Indian court upholds ban on hijab in classes
Hijab-wearing students arrive to attend classes as a policewoman stands guard outside a government girls’ school after the recent hijab ban, in Udupi town in the southern state of Karnataka, India, on February 16, 2022. (REUTERS/Sunil Kataria/File Photo)
AN INDIAN court upheld on Tuesday (15) a ban on wearing the hijab in classrooms in the southern state of Karnataka, a ruling that could set a precedent for the rest of the country which has a big Muslim minority.
The ban last month by the state sparked protests by some Muslim students and parents, and counter-protests by Hindu students. Critics of the ban say it is another way of marginalising a community that accounts for about 13 per cent of Hindu-majority India’s 1.35 billion people.
“We are of the considered opinion that wearing of hijab by Muslim women does not form a part of essential religious practice,” Chief Justice Ritu Raj Awasthi of the High Court of Karnataka said in the judgement.
He said the government had the power to prescribe uniform guidelines, dismissing various petitions challenging the order.
Ahead of the verdict, Karnataka authorities announced closures of schools and colleges and imposed restrictions on public gatherings in some parts of the state to prevent potential trouble.
Karnataka, home to the tech hub of Bangalore, is the only southern state ruled by prime minister Narendra Modi’s Hindu nationalist Bharatiya Janata Party (BJP) and holds state assembly elections next year. Critics say the BJP could benefit from the division between Hindus and Muslims, though the party says the hijab ban had nothing to do with their political ambitions.
Students who had challenged the ban in court had said wearing the hijab was a fundamental right guaranteed under India’s constitution and essential practice of Islam. The challengers could not be immediately contacted.
Abdul Majeed, Karnataka chief of the Social Democratic Party of India that mainly fights for Muslim causes, said he would speak with the petitioners and their parents to help them challenge the verdict in the Supreme Court.
“The high court order is against individual rights, against fundamental rights and against religious rights,” he said.
“Muslim women have been wearing the hijab for hundreds of years.”
Other Muslim politicians, including the former chief minister of Jammu and Kashmir state, called the verdict “deeply disappointing”.
“On one hand we talk about empowering women yet we are denying them the right to a simple choice,” she wrote on Twitter.
“It isn’t just about religion but the freedom to choose.”
Karnataka ministers told reporters that Muslim girl students who are staying away from classes in protest against the ban should respect the judgement and rejoin school.
The ban had led to protests in some other parts of the country too and drew criticism from the United States and the Organisation of Islamic Cooperation.
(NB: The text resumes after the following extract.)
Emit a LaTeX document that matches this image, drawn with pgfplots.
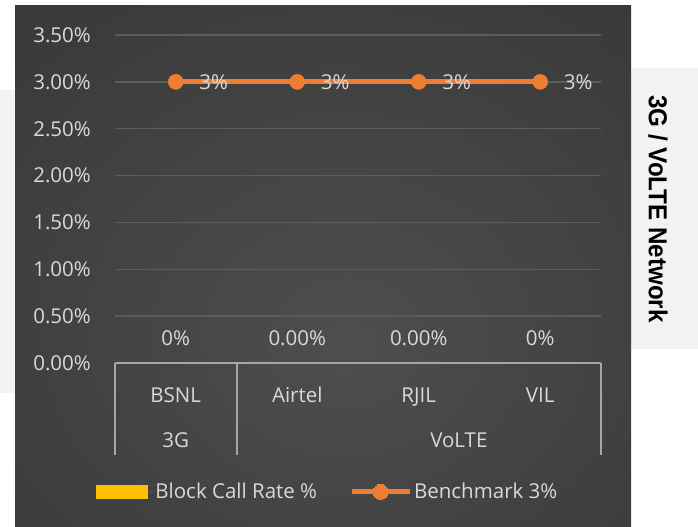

Last month, union home minister Amit Shah said he preferred students sticking to school uniforms instead of any religious attire. Currently, there is no central law or rule on school uniforms across the country, but the Karnataka ruling could prompt more states to issue such guidelines.
India has experienced several deadly Hindu-Muslim riots since independence in 1947, but hardly any of them in the south.